Creosote has been found in the groundwater, soil and sediment on portions of the more than 200-acre site, where a wood-treatment plant was operated under various companies between 1936 and 1974.

The property was added to the National Priorities List of federal Superfund sites in 2010.

Operable unit 1 is where treated and untreated logs were stored.

The first proposed plan for the unit included 21.6 acres to be used for commercial industrial use.

The 20.2 acres identified under the new proposed plan is free from contamination and will therefore not require any institutional controls.

It is unclear what types of housing, whether single-family homes, condominiums, apartments, or a combination of those, may be built on the land.

The overall site has been broken into five operable units.

Operable unit 2, just south of OU1, includes a little more than 80 acres of land free of contamination and is not part of the Superfund site.

The Multistate Environmental Response Trust, which is court appointed to own the Superfund site and take responsibility for managing the remediation of the property, is working with Navassa to designate some of the land within operable unit 2 as the new site of a proposed cultural heritage center. The EPA, in consultation with DEQ, oversees the Multistate Trust.

The proposed Moze Heritage Center and Nature Park would be the first cultural heritage center in the state dedicated to preserving the stories of slaves who worked the rice plantations along river banks in southeastern North Carolina.

Richard Elliott, project manager for the Multistate Trust, said Tuesday he hopes a proposed plan for operable unit 2 will be released sometime next year.
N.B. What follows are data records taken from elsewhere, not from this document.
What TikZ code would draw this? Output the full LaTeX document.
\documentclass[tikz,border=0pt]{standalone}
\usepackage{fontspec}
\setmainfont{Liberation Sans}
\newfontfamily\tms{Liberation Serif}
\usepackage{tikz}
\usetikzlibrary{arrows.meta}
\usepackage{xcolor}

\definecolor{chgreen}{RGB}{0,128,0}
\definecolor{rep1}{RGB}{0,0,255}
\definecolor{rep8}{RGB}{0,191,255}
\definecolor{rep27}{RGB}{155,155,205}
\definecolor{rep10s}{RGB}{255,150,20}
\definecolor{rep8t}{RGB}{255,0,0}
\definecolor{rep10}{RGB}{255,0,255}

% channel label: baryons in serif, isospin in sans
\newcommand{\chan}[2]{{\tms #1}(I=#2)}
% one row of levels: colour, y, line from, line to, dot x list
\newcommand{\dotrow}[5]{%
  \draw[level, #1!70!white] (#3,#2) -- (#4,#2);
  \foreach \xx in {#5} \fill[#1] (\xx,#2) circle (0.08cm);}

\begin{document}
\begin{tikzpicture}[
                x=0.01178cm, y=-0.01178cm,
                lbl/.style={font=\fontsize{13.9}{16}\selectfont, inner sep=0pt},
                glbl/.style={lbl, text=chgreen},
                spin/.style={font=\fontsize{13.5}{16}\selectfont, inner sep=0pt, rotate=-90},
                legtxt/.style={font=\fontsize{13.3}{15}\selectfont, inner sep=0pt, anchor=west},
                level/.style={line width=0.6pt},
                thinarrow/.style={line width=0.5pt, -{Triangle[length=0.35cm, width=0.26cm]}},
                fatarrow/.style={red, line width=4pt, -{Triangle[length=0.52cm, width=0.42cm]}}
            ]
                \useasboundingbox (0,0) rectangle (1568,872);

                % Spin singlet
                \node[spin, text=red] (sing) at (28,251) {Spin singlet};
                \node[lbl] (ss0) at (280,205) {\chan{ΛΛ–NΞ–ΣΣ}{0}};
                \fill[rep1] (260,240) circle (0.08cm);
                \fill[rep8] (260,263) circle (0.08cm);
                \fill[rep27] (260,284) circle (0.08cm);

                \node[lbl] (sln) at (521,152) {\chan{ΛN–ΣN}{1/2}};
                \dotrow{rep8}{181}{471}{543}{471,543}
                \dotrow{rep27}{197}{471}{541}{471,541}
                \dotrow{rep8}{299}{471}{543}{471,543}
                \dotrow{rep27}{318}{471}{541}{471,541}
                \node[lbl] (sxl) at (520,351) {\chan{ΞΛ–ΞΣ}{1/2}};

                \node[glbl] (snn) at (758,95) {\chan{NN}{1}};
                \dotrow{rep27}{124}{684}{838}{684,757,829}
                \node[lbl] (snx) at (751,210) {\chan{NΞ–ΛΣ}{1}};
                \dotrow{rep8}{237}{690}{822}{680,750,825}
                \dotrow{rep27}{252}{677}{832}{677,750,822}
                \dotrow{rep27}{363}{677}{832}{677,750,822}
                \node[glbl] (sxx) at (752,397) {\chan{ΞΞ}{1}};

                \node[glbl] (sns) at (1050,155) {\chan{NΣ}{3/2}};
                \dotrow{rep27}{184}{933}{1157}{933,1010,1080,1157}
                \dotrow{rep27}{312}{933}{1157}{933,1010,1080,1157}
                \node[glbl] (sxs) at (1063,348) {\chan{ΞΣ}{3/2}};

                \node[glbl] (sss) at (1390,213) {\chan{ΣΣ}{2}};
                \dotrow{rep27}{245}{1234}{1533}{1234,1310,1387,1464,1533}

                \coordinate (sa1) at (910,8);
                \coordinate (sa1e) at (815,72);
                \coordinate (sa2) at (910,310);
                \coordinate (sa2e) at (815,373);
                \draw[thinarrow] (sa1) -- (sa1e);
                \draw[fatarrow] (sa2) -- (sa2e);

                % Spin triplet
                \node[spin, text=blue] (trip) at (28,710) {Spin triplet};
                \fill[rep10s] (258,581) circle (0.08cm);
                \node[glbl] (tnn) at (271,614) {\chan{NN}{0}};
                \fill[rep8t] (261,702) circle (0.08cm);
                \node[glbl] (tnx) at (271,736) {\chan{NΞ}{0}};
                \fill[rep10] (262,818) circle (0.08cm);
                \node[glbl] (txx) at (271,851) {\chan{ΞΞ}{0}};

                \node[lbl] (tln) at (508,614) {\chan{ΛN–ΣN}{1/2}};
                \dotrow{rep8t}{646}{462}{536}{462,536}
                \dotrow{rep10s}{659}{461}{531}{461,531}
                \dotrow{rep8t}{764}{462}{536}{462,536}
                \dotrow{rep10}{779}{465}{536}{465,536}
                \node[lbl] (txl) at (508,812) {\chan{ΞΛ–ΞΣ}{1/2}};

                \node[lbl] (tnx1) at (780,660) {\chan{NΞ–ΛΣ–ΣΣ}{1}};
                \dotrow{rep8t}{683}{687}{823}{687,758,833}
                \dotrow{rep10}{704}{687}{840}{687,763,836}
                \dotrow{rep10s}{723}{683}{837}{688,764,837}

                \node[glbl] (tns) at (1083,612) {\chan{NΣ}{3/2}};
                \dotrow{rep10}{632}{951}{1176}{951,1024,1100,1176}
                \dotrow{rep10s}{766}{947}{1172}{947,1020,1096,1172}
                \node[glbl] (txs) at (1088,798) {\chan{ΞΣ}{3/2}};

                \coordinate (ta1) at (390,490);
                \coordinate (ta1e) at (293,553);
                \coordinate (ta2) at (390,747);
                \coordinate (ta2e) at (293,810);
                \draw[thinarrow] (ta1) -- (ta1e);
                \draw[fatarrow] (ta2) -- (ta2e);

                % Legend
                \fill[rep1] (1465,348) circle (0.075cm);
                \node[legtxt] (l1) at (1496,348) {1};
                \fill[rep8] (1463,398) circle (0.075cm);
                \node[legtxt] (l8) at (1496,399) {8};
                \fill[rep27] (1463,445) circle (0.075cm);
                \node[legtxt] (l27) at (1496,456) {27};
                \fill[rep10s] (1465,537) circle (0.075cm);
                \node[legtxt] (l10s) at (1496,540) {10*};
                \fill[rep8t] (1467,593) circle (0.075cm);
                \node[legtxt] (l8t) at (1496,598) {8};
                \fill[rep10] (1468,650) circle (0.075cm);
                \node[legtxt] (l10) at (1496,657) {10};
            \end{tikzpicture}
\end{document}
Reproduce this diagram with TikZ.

Other operable units include an area known as the southern marsh, where contamination has been detected, the former pond and processing area where a majority of the creosote processing took place, and an area where a contaminated groundwater plume is being monitored.

Elliott added that additional monitoring wells will be drilled on the property to determine how deep the contaminated plume, which is moving predominately south and southeast, runs.

Officials are monitoring the site through more than 50 wells.

Spalvins said he hopes to issue the updated proposed plan for operable unit 1 this month with a 30-day public comment period on the plan opening in January.

The EPA intends to hold a public meeting during that time. Officials are hashing out plans on how to best hold that meeting to comply with current pandemic mandates.

The next quarterly meeting is tentatively scheduled for March 23.